Course page: Simulating Language Behavior

News

The regular meetings for this course are only on Wednesdays at 15:00 in room 1312.0118. We will not meet on Tuesdays.

This course on the use of simulations for studying language behavior may vary in focus, e.g. focusing one year on the acquisition of (one of) phonology, morphology or syntax, or another year on sentence processing and lexical access, or on the (social) diffusion of linguistic variation. The intention is that students familiarize themselves with the area under study in a given year, and thereby with the more general opportunities and limitations on the use of simulations in scientific inquiry.

This year's focus will be on simulating language acquisition in general, with an excursion to simulating language change. We will particularly focus on early word learning and segmentation. Students are encouraged to suggest areas of language behavior they are interested in as topics of discussion during this course.

Instructors:

Çağrı Çöltekin & John Nerbonne

Objectives

After completing this course, students should understand the use of simulations in cognitive sciences, be familiar with the modeling and simulation work in the area of language acquisition, and be able to (critically) read the recent research in the field.

Requirements

The course assumes familiarity with basic concepts of machine learning, but there will be time to review occasionally unfamiliar concepts as well. The course is aimed at students in research masters' programs, which assumes serious motivation and scientific maturity.

Course plan (tentative)

Date	Subject	Reading	Speaker
Feb 15	Introduction & organization	Coltekin (2011, chapter 2&3)	C.Coltekin (slides)
Feb 22	Computational simulation of language acquisition	Coltekin (2011, chapter 5)	C.Coltekin (slides)
Feb 29	Pronoun comprehension Language change/diffusion	van Rij et al. (2009) Nerbonne (2010)	J. van Rij J. Nerbonne
Mar 7	Simulation of segmentation (1)	Christiansen et al. (1998); Goldwater et al. (2009)	C. Hoogwerf J. Kurvers
Mar 14	Simulation of segmentation (2)	Venkataraman (2001) Goldwater et al. (2009)	C. Tsoukala J. Kurvers
Mar 20	Language change/diffusion Project discussion	Holman et al. (2007)	L. Szabó
Mar 21	Simulation of sentence processing & Segmentation	Brouwer et al. (2010) Johnson & Goldwater (2009)	H. Brouwer M. Specken
Mar 27	Learning grammar & meaning	Xu & Tenenbaum (2007) Klein & Manning (2004)	A. Znaor H. Mol
Mar 28	Project presentations

Assessment

Students are expected to lead discussion on one or two papers.

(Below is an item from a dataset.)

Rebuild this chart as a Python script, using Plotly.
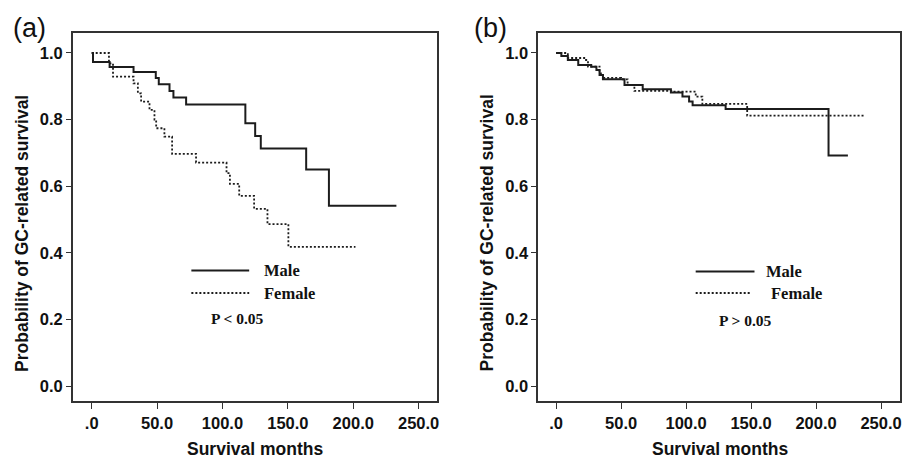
import plotly.graph_objects as go

# ---- data ----
a_male_t = [0, 1, 13.7, 32, 49, 51.3, 59.5, 62.5, 72.2, 117.5, 125, 129.3, 164, 181.4, 233]
a_male_s = [1.0, 0.973, 0.958, 0.943, 0.925, 0.906, 0.886, 0.866, 0.845, 0.789, 0.751, 0.713, 0.65, 0.541, 0.541]

a_female_t = [0, 13.2, 16.3, 32, 35.3, 37.8, 44.2, 48, 49.3, 55.6, 61.5, 79.8, 103.1, 105.7, 112.8, 124.2, 134.4, 150.4, 201.7]
a_female_s = [1.0, 0.969, 0.929, 0.909, 0.879, 0.854, 0.829, 0.80, 0.774, 0.749, 0.697, 0.671, 0.639, 0.607, 0.571, 0.532, 0.486, 0.418, 0.418]

b_male_t = [0, 4, 9, 17, 27, 31, 33.4, 36, 52.6, 66.6, 88.3, 97.2, 102.3, 105, 130.4, 209.6, 224.5]
b_male_s = [1.0, 0.991, 0.979, 0.964, 0.959, 0.949, 0.934, 0.921, 0.904, 0.891, 0.881, 0.869, 0.854, 0.843, 0.832, 0.692, 0.692]

b_female_t = [0, 9, 23, 24.5, 33.4, 36, 50, 55, 60.2, 89.6, 107.4, 112.5, 147, 237.6]
b_female_s = [1.0, 0.985, 0.979, 0.959, 0.939, 0.925, 0.921, 0.904, 0.886, 0.884, 0.869, 0.847, 0.812, 0.812]

x_tickvals = [0, 50, 100, 150, 200, 250]
x_ticktext = [".0", "50.0", "100.0", "150.0", "200.0", "250.0"]
y_tickvals = [0.0, 0.2, 0.4, 0.6, 0.8, 1.0]

W, H = 907, 458
LINE = "#1c1c1c"
SANS = "Liberation Sans, Arial, sans-serif"
SERIF = "Liberation Serif, Times New Roman, serif"


def px(x):
    return x / W


def py(y):
    return 1 - y / H


fig = go.Figure()

fig.add_trace(go.Scatter(x=a_male_t, y=a_male_s, mode="lines", line_shape="hv",
                         line=dict(color=LINE, width=2), xaxis="x", yaxis="y", name="Male"))
fig.add_trace(go.Scatter(x=a_female_t, y=a_female_s, mode="lines", line_shape="hv",
                         line=dict(color=LINE, width=1.8, dash="2px,2px"), xaxis="x", yaxis="y", name="Female"))
fig.add_trace(go.Scatter(x=b_male_t, y=b_male_s, mode="lines", line_shape="hv",
                         line=dict(color=LINE, width=2), xaxis="x2", yaxis="y2", name="Male"))
fig.add_trace(go.Scatter(x=b_female_t, y=b_female_s, mode="lines", line_shape="hv",
                         line=dict(color=LINE, width=1.8, dash="2px,2px"), xaxis="x2", yaxis="y2", name="Female"))

tickfont = dict(family=SANS, size=16.5, color="#111", weight="bold")
common_x = dict(tickvals=x_tickvals, ticktext=x_ticktext, ticks="outside", ticklen=6,
                tickcolor="#333", tickwidth=1.3, showline=True, linecolor="#333", linewidth=1.6,
                mirror=True, showgrid=False, zeroline=False, tickfont=tickfont, fixedrange=True)
common_y = dict(tickvals=y_tickvals, tickformat=".1f", ticks="outside", ticklen=5,
                tickcolor="#333", tickwidth=1.3, showline=True, linecolor="#333", linewidth=1.6,
                mirror=True, showgrid=False, zeroline=False, tickfont=tickfont,
                range=[-0.045, 1.06], fixedrange=True)

ydom = [py(401), py(33)]
fig.update_layout(
    width=W, height=H,
    margin=dict(l=0, r=0, t=0, b=0),
    paper_bgcolor="white", plot_bgcolor="white",
    showlegend=False,
    xaxis=dict(domain=[px(73), px(438)], range=[-14.48, 263.7], anchor="y", **common_x),
    yaxis=dict(domain=ydom, anchor="x", **common_y),
    xaxis2=dict(domain=[px(540), px(903)], range=[-13.8, 264.6], anchor="y2", **common_x),
    yaxis2=dict(domain=ydom, anchor="x2", **common_y),
)

bold = lambda s: "<b>" + s + "</b>"
ann = []
# panel letters
ann.append(dict(text="(a)", x=px(11), y=py(28), xanchor="left", yanchor="middle",
                font=dict(family=SANS, size=27, color="#111")))
ann.append(dict(text="(b)", x=px(474), y=py(28), xanchor="left", yanchor="middle",
                font=dict(family=SANS, size=27, color="#111")))
# axis titles
for cx in (22, 489):
    ann.append(dict(text=bold("Probability of GC-related survival"), x=px(cx), y=py(233),
                    textangle=-90, xanchor="center", yanchor="middle",
                    font=dict(family=SANS, size=17.5, color="#111")))
for cx in (256, 722):
    ann.append(dict(text=bold("Survival months"), x=px(cx), y=py(449),
                    xanchor="center", yanchor="middle",
                    font=dict(family=SANS, size=17.5, color="#111")))

shapes = []
# legend (a)
shapes.append(dict(type="line", xref="paper", yref="paper", x0=px(192), x1=px(250), y0=py(270.5), y1=py(270.5),
                   line=dict(color=LINE, width=2)))
shapes.append(dict(type="line", xref="paper", yref="paper", x0=px(192), x1=px(250), y0=py(293), y1=py(293),
                   line=dict(color=LINE, width=1.8, dash="2px,2px")))
ann.append(dict(text=bold("Male"), x=px(263), y=py(270), xanchor="left", yanchor="middle",
                font=dict(family=SERIF, size=16.5, color="#111")))
ann.append(dict(text=bold("Female"), x=px(263), y=py(293), xanchor="left", yanchor="middle",
                font=dict(family=SERIF, size=16.5, color="#111")))
ann.append(dict(text=bold("P &lt; 0.05"), x=px(238), y=py(318), xanchor="center", yanchor="middle",
                font=dict(family=SERIF, size=15.5, color="#111")))
# legend (b)
shapes.append(dict(type="line", xref="paper", yref="paper", x0=px(698), x1=px(757), y0=py(271.5), y1=py(271.5),
                   line=dict(color=LINE, width=2)))
shapes.append(dict(type="line", xref="paper", yref="paper", x0=px(698), x1=px(753), y0=py(293), y1=py(293),
                   line=dict(color=LINE, width=1.8, dash="2px,2px")))
ann.append(dict(text=bold("Male"), x=px(767), y=py(271), xanchor="left", yanchor="middle",
                font=dict(family=SERIF, size=16.5, color="#111")))
ann.append(dict(text=bold("Female"), x=px(772), y=py(293), xanchor="left", yanchor="middle",
                font=dict(family=SERIF, size=16.5, color="#111")))
ann.append(dict(text=bold("P &gt; 0.05"), x=px(748), y=py(320), xanchor="center", yanchor="middle",
                font=dict(family=SERIF, size=15.5, color="#111")))

for a in ann:
    a.update(xref="paper", yref="paper", showarrow=False)
fig.update_layout(annotations=ann, shapes=shapes)

fig.write_html("out.html", config={"displayModeBar": False},
               post_script="document.body.style.margin='0';document.body.style.overflow='hidden';")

Contributions to discussions will also be part of the credit earned. A brief term paper (5-8pp), preferably describing and reporting results of a simulation of a new model of human behavior, or variation of an existing computational model. A brief summary and critique of an existing model or paper may also be a possible topic for the term paper.

Bibliography

The following is an extended lists of bibliography relevant to this course. We will not be reading all of them.

Batchelder, E. O. (2002). Bootstrapping the lexicon: A computational model of infant speech segmentation. Cognition, 83:167–206.

Borschinger, B. and Johnson, M. (2011). A particle filter algorithm for Bayesian wordsegmentation. In Proceedings of the Australasian Language Technology Association Workshop 2011, pages 10–18, Canberra, Australia.

Brent, M. R. (1999). An eﬃcient, probabilistically sound algorithm for segmentation and word discovery. Machine Learning, 34(1-3):71–105.

Brent, M. R. and Cartwright, T. A. (1996). Distributional regularity and phonotactic constraints are useful for segmentation. Cognition, 61:93–125.

Christiansen, M. H., Allen, J., and Seidenberg, M. S. (1998). Learning to segment speech using multiple cues: A connectionist model. Language and Cognitive Processes, 13(2):221–268.

Çöltekin, Ç. (2011). Catching Words in a Stream of Speech: Computational simulations of segmenting transcribed child-directed speech. PhD thesis, University of Groningen.

Elman, J. L. (1990). Finding structure in time. Cognitive Science, 14:179–211.

Goldwater, S., Griﬃths, T. L., and Johnson, M. (2009). A Bayesian framework for word segmentation: Exploring the eﬀects of context. Cognition, 112:21–54.

Hauser, M. D., Chomsky, N., and Fitch, W. T. (2002). The faculty of language: what is it, who has it, and how did it evolve? Science, 298(5598):1569–1579.

Johnson, M. and Goldwater, S. (2009). Improving nonparameteric Bayesian inference: experiments on unsupervised word segmentation with adaptor grammars. In Proceedings of Human Language Technologies: The 2009 Annual Conference of the North American Chapter of the Association for Computational Linguistics, pages 317–325.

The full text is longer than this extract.